> What needs to be done
Write out the listing below exactly, and omit any images you find in it.

> Source data
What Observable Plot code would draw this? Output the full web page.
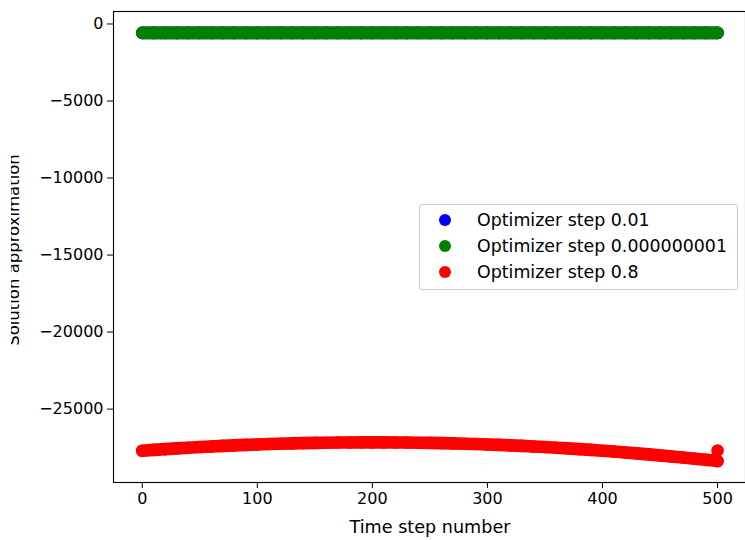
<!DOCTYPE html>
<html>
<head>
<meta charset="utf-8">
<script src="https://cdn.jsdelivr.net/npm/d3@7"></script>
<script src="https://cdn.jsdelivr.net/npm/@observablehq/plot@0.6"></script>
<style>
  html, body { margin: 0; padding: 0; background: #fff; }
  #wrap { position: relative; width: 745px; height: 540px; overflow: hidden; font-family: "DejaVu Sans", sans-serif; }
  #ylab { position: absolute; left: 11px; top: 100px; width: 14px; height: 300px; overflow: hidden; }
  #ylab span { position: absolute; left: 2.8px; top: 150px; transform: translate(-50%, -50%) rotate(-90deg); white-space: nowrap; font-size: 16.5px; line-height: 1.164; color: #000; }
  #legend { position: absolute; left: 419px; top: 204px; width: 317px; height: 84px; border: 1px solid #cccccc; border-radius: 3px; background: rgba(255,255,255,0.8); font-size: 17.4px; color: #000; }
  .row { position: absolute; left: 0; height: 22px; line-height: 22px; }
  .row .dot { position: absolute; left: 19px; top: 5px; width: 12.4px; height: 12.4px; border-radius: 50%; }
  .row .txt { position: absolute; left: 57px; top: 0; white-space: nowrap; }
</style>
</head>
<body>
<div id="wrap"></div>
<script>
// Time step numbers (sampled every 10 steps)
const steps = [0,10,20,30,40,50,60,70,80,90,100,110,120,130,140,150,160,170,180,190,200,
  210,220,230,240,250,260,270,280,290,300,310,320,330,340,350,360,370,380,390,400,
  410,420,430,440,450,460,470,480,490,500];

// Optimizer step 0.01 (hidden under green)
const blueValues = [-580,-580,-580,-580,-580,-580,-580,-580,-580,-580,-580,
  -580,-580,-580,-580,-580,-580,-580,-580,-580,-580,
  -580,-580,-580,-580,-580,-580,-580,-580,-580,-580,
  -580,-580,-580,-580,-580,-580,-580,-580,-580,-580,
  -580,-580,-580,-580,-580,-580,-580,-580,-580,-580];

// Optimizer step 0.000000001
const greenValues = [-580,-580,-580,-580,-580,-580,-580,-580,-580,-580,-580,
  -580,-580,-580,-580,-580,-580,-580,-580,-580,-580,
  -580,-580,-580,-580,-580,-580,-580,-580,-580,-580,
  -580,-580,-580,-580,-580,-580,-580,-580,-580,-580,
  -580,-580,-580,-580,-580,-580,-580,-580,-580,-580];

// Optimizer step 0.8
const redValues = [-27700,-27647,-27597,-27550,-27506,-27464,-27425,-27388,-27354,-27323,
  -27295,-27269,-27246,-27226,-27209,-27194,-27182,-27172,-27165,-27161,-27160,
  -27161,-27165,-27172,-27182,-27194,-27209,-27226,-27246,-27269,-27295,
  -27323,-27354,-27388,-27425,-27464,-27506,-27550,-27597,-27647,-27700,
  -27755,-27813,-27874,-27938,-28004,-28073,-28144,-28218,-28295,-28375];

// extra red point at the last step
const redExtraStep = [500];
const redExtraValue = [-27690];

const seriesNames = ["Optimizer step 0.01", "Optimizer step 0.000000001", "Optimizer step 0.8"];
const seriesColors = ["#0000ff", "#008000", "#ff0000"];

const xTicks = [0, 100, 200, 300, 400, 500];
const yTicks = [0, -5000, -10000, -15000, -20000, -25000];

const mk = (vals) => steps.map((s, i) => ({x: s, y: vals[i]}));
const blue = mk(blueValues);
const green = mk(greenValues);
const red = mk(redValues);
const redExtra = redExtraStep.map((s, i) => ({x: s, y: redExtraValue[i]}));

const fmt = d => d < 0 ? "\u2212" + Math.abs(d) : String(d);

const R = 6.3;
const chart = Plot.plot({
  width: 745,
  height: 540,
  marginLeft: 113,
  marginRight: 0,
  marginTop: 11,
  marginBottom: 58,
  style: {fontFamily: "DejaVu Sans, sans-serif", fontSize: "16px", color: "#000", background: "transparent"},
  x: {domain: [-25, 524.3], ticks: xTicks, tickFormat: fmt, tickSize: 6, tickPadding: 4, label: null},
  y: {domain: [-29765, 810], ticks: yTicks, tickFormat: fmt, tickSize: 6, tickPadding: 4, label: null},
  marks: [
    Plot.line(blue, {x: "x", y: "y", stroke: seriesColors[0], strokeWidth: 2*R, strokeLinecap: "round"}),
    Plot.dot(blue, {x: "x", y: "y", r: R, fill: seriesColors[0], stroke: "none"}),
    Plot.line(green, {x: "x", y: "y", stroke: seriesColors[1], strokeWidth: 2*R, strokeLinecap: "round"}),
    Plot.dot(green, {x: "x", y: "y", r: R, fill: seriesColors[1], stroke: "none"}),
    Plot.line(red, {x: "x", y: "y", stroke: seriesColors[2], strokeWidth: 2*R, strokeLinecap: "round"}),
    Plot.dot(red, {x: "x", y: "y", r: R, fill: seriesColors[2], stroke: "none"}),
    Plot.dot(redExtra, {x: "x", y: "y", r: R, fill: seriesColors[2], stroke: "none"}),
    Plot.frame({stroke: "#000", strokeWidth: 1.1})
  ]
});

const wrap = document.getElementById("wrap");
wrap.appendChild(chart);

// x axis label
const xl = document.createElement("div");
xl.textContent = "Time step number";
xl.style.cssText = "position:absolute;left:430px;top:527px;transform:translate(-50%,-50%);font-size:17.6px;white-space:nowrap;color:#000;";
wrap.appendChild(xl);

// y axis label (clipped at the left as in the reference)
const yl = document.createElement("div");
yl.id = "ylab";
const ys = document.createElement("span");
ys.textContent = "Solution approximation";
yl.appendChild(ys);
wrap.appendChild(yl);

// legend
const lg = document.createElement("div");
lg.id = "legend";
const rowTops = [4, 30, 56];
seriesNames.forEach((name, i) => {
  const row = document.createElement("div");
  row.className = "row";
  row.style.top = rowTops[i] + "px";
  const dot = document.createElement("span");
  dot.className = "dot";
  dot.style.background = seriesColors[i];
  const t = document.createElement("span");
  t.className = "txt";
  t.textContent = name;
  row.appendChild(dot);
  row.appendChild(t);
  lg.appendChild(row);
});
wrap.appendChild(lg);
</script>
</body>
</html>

> Reply
What Observable Plot code would draw this? Output the full web page.
<!DOCTYPE html>
<html>
<head>
<meta charset="utf-8">
<script src="https://cdn.jsdelivr.net/npm/d3@7"></script>
<script src="https://cdn.jsdelivr.net/npm/@observablehq/plot@0.6"></script>
<style>
  html, body { margin: 0; padding: 0; background: #fff; }
  #wrap { position: relative; width: 745px; height: 540px; overflow: hidden; font-family: "DejaVu Sans", sans-serif; }
  #ylab { position: absolute; left: 11px; top: 100px; width: 14px; height: 300px; overflow: hidden; }
  #ylab span { position: absolute; left: 2.8px; top: 150px; transform: translate(-50%, -50%) rotate(-90deg); white-space: nowrap; font-size: 16.5px; line-height: 1.164; color: #000; }
  #legend { position: absolute; left: 419px; top: 204px; width: 317px; height: 84px; border: 1px solid #cccccc; border-radius: 3px; background: rgba(255,255,255,0.8); font-size: 17.4px; color: #000; }
  .row { position: absolute; left: 0; height: 22px; line-height: 22px; }
  .row .dot { position: absolute; left: 19px; top: 5px; width: 12.4px; height: 12.4px; border-radius: 50%; }
  .row .txt { position: absolute; left: 57px; top: 0; white-space: nowrap; }
</style>
</head>
<body>
<div id="wrap"></div>
<script>
// Time step numbers (sampled every 10 steps)
const steps = [0,10,20,30,40,50,60,70,80,90,100,110,120,130,140,150,160,170,180,190,200,
  210,220,230,240,250,260,270,280,290,300,310,320,330,340,350,360,370,380,390,400,
  410,420,430,440,450,460,470,480,490,500];

// Optimizer step 0.01 (hidden under green)
const blueValues = [-580,-580,-580,-580,-580,-580,-580,-580,-580,-580,-580,
  -580,-580,-580,-580,-580,-580,-580,-580,-580,-580,
  -580,-580,-580,-580,-580,-580,-580,-580,-580,-580,
  -580,-580,-580,-580,-580,-580,-580,-580,-580,-580,
  -580,-580,-580,-580,-580,-580,-580,-580,-580,-580];

// Optimizer step 0.000000001
const greenValues = [-580,-580,-580,-580,-580,-580,-580,-580,-580,-580,-580,
  -580,-580,-580,-580,-580,-580,-580,-580,-580,-580,
  -580,-580,-580,-580,-580,-580,-580,-580,-580,-580,
  -580,-580,-580,-580,-580,-580,-580,-580,-580,-580,
  -580,-580,-580,-580,-580,-580,-580,-580,-580,-580];

// Optimizer step 0.8
const redValues = [-27700,-27647,-27597,-27550,-27506,-27464,-27425,-27388,-27354,-27323,
  -27295,-27269,-27246,-27226,-27209,-27194,-27182,-27172,-27165,-27161,-27160,
  -27161,-27165,-27172,-27182,-27194,-27209,-27226,-27246,-27269,-27295,
  -27323,-27354,-27388,-27425,-27464,-27506,-27550,-27597,-27647,-27700,
  -27755,-27813,-27874,-27938,-28004,-28073,-28144,-28218,-28295,-28375];

// extra red point at the last step
const redExtraStep = [500];
const redExtraValue = [-27690];

const seriesNames = ["Optimizer step 0.01", "Optimizer step 0.000000001", "Optimizer step 0.8"];
const seriesColors = ["#0000ff", "#008000", "#ff0000"];

const xTicks = [0, 100, 200, 300, 400, 500];
const yTicks = [0, -5000, -10000, -15000, -20000, -25000];

const mk = (vals) => steps.map((s, i) => ({x: s, y: vals[i]}));
const blue = mk(blueValues);
const green = mk(greenValues);
const red = mk(redValues);
const redExtra = redExtraStep.map((s, i) => ({x: s, y: redExtraValue[i]}));

const fmt = d => d < 0 ? "\u2212" + Math.abs(d) : String(d);

const R = 6.3;
const chart = Plot.plot({
  width: 745,
  height: 540,
  marginLeft: 113,
  marginRight: 0,
  marginTop: 11,
  marginBottom: 58,
  style: {fontFamily: "DejaVu Sans, sans-serif", fontSize: "16px", color: "#000", background: "transparent"},
  x: {domain: [-25, 524.3], ticks: xTicks, tickFormat: fmt, tickSize: 6, tickPadding: 4, label: null},
  y: {domain: [-29765, 810], ticks: yTicks, tickFormat: fmt, tickSize: 6, tickPadding: 4, label: null},
  marks: [
    Plot.line(blue, {x: "x", y: "y", stroke: seriesColors[0], strokeWidth: 2*R, strokeLinecap: "round"}),
    Plot.dot(blue, {x: "x", y: "y", r: R, fill: seriesColors[0], stroke: "none"}),
    Plot.line(green, {x: "x", y: "y", stroke: seriesColors[1], strokeWidth: 2*R, strokeLinecap: "round"}),
    Plot.dot(green, {x: "x", y: "y", r: R, fill: seriesColors[1], stroke: "none"}),
    Plot.line(red, {x: "x", y: "y", stroke: seriesColors[2], strokeWidth: 2*R, strokeLinecap: "round"}),
    Plot.dot(red, {x: "x", y: "y", r: R, fill: seriesColors[2], stroke: "none"}),
    Plot.dot(redExtra, {x: "x", y: "y", r: R, fill: seriesColors[2], stroke: "none"}),
    Plot.frame({stroke: "#000", strokeWidth: 1.1})
  ]
});

const wrap = document.getElementById("wrap");
wrap.appendChild(chart);

// x axis label
const xl = document.createElement("div");
xl.textContent = "Time step number";
xl.style.cssText = "position:absolute;left:430px;top:527px;transform:translate(-50%,-50%);font-size:17.6px;white-space:nowrap;color:#000;";
wrap.appendChild(xl);

// y axis label (clipped at the left as in the reference)
const yl = document.createElement("div");
yl.id = "ylab";
const ys = document.createElement("span");
ys.textContent = "Solution approximation";
yl.appendChild(ys);
wrap.appendChild(yl);

// legend
const lg = document.createElement("div");
lg.id = "legend";
const rowTops = [4, 30, 56];
seriesNames.forEach((name, i) => {
  const row = document.createElement("div");
  row.className = "row";
  row.style.top = rowTops[i] + "px";
  const dot = document.createElement("span");
  dot.className = "dot";
  dot.style.background = seriesColors[i];
  const t = document.createElement("span");
  t.className = "txt";
  t.textContent = name;
  row.appendChild(dot);
  row.appendChild(t);
  lg.appendChild(row);
});
wrap.appendChild(lg);
</script>
</body>
</html>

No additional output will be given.